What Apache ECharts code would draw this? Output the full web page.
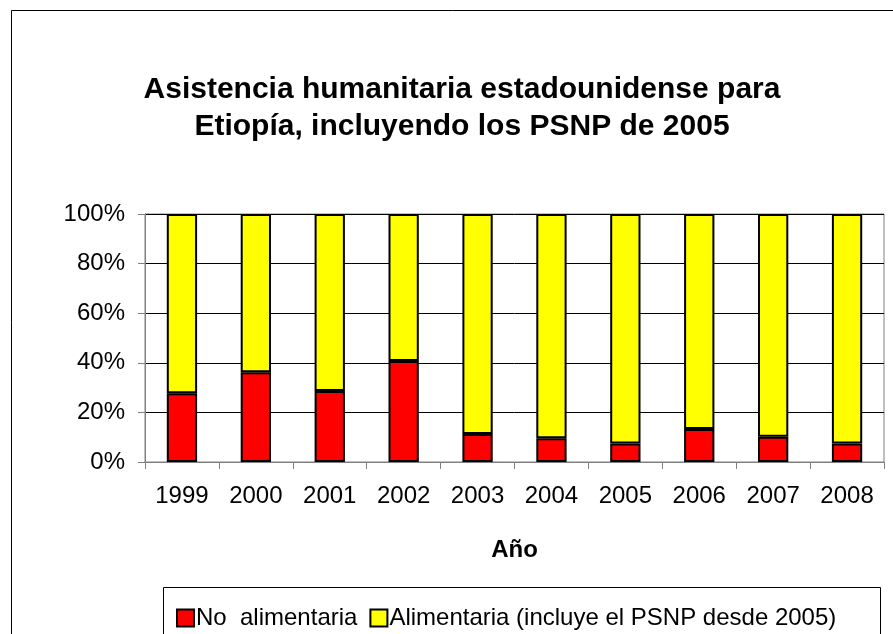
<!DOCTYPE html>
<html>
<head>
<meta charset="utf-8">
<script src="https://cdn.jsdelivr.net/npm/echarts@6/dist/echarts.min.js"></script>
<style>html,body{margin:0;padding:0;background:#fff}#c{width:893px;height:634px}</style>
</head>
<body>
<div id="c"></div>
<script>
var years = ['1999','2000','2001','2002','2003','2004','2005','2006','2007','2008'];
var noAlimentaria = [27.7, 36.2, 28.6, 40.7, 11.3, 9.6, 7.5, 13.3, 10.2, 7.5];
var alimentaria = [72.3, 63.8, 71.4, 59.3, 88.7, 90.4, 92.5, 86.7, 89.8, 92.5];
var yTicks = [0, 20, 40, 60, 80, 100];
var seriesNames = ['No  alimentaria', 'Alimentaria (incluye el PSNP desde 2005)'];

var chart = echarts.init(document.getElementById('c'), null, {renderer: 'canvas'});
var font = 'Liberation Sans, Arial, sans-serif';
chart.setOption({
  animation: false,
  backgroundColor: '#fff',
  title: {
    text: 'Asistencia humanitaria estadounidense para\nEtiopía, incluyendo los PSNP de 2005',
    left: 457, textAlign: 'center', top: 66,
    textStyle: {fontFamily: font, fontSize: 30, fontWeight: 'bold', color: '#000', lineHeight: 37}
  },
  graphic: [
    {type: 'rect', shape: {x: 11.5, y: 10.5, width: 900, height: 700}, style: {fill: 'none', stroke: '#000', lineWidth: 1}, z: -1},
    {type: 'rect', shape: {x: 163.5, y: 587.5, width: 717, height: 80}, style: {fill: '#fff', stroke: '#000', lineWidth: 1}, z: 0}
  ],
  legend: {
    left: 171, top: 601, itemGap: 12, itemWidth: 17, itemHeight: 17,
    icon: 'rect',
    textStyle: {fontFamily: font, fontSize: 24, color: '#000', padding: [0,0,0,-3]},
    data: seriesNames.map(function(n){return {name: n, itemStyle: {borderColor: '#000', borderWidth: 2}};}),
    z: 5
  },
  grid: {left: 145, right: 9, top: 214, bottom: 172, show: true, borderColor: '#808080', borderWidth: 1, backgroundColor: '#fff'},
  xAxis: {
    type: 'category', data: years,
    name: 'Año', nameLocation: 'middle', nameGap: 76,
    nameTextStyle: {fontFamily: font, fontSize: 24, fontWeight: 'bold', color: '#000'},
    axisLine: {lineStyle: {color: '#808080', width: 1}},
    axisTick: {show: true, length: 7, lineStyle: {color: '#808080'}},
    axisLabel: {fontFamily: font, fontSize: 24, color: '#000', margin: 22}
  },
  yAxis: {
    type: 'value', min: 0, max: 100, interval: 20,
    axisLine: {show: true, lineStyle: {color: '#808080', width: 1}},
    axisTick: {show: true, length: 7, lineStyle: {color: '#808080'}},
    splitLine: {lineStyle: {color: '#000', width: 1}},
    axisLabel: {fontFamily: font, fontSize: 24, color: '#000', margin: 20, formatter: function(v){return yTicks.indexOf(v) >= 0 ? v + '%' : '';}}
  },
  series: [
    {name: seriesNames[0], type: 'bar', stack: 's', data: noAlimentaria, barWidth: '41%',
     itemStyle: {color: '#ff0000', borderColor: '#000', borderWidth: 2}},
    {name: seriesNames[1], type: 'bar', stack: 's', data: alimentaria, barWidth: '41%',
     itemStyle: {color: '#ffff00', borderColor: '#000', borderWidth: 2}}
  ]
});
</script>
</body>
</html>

— Job —
Output the data above without changes, apart from leaving out the pictures.

— Answer for this exercise —
What Apache ECharts code would draw this? Output the full web page.
<!DOCTYPE html>
<html>
<head>
<meta charset="utf-8">
<script src="https://cdn.jsdelivr.net/npm/echarts@6/dist/echarts.min.js"></script>
<style>html,body{margin:0;padding:0;background:#fff}#c{width:893px;height:634px}</style>
</head>
<body>
<div id="c"></div>
<script>
var years = ['1999','2000','2001','2002','2003','2004','2005','2006','2007','2008'];
var noAlimentaria = [27.7, 36.2, 28.6, 40.7, 11.3, 9.6, 7.5, 13.3, 10.2, 7.5];
var alimentaria = [72.3, 63.8, 71.4, 59.3, 88.7, 90.4, 92.5, 86.7, 89.8, 92.5];
var yTicks = [0, 20, 40, 60, 80, 100];
var seriesNames = ['No  alimentaria', 'Alimentaria (incluye el PSNP desde 2005)'];

var chart = echarts.init(document.getElementById('c'), null, {renderer: 'canvas'});
var font = 'Liberation Sans, Arial, sans-serif';
chart.setOption({
  animation: false,
  backgroundColor: '#fff',
  title: {
    text: 'Asistencia humanitaria estadounidense para\nEtiopía, incluyendo los PSNP de 2005',
    left: 457, textAlign: 'center', top: 66,
    textStyle: {fontFamily: font, fontSize: 30, fontWeight: 'bold', color: '#000', lineHeight: 37}
  },
  graphic: [
    {type: 'rect', shape: {x: 11.5, y: 10.5, width: 900, height: 700}, style: {fill: 'none', stroke: '#000', lineWidth: 1}, z: -1},
    {type: 'rect', shape: {x: 163.5, y: 587.5, width: 717, height: 80}, style: {fill: '#fff', stroke: '#000', lineWidth: 1}, z: 0}
  ],
  legend: {
    left: 171, top: 601, itemGap: 12, itemWidth: 17, itemHeight: 17,
    icon: 'rect',
    textStyle: {fontFamily: font, fontSize: 24, color: '#000', padding: [0,0,0,-3]},
    data: seriesNames.map(function(n){return {name: n, itemStyle: {borderColor: '#000', borderWidth: 2}};}),
    z: 5
  },
  grid: {left: 145, right: 9, top: 214, bottom: 172, show: true, borderColor: '#808080', borderWidth: 1, backgroundColor: '#fff'},
  xAxis: {
    type: 'category', data: years,
    name: 'Año', nameLocation: 'middle', nameGap: 76,
    nameTextStyle: {fontFamily: font, fontSize: 24, fontWeight: 'bold', color: '#000'},
    axisLine: {lineStyle: {color: '#808080', width: 1}},
    axisTick: {show: true, length: 7, lineStyle: {color: '#808080'}},
    axisLabel: {fontFamily: font, fontSize: 24, color: '#000', margin: 22}
  },
  yAxis: {
    type: 'value', min: 0, max: 100, interval: 20,
    axisLine: {show: true, lineStyle: {color: '#808080', width: 1}},
    axisTick: {show: true, length: 7, lineStyle: {color: '#808080'}},
    splitLine: {lineStyle: {color: '#000', width: 1}},
    axisLabel: {fontFamily: font, fontSize: 24, color: '#000', margin: 20, formatter: function(v){return yTicks.indexOf(v) >= 0 ? v + '%' : '';}}
  },
  series: [
    {name: seriesNames[0], type: 'bar', stack: 's', data: noAlimentaria, barWidth: '41%',
     itemStyle: {color: '#ff0000', borderColor: '#000', borderWidth: 2}},
    {name: seriesNames[1], type: 'bar', stack: 's', data: alimentaria, barWidth: '41%',
     itemStyle: {color: '#ffff00', borderColor: '#000', borderWidth: 2}}
  ]
});
</script>
</body>
</html>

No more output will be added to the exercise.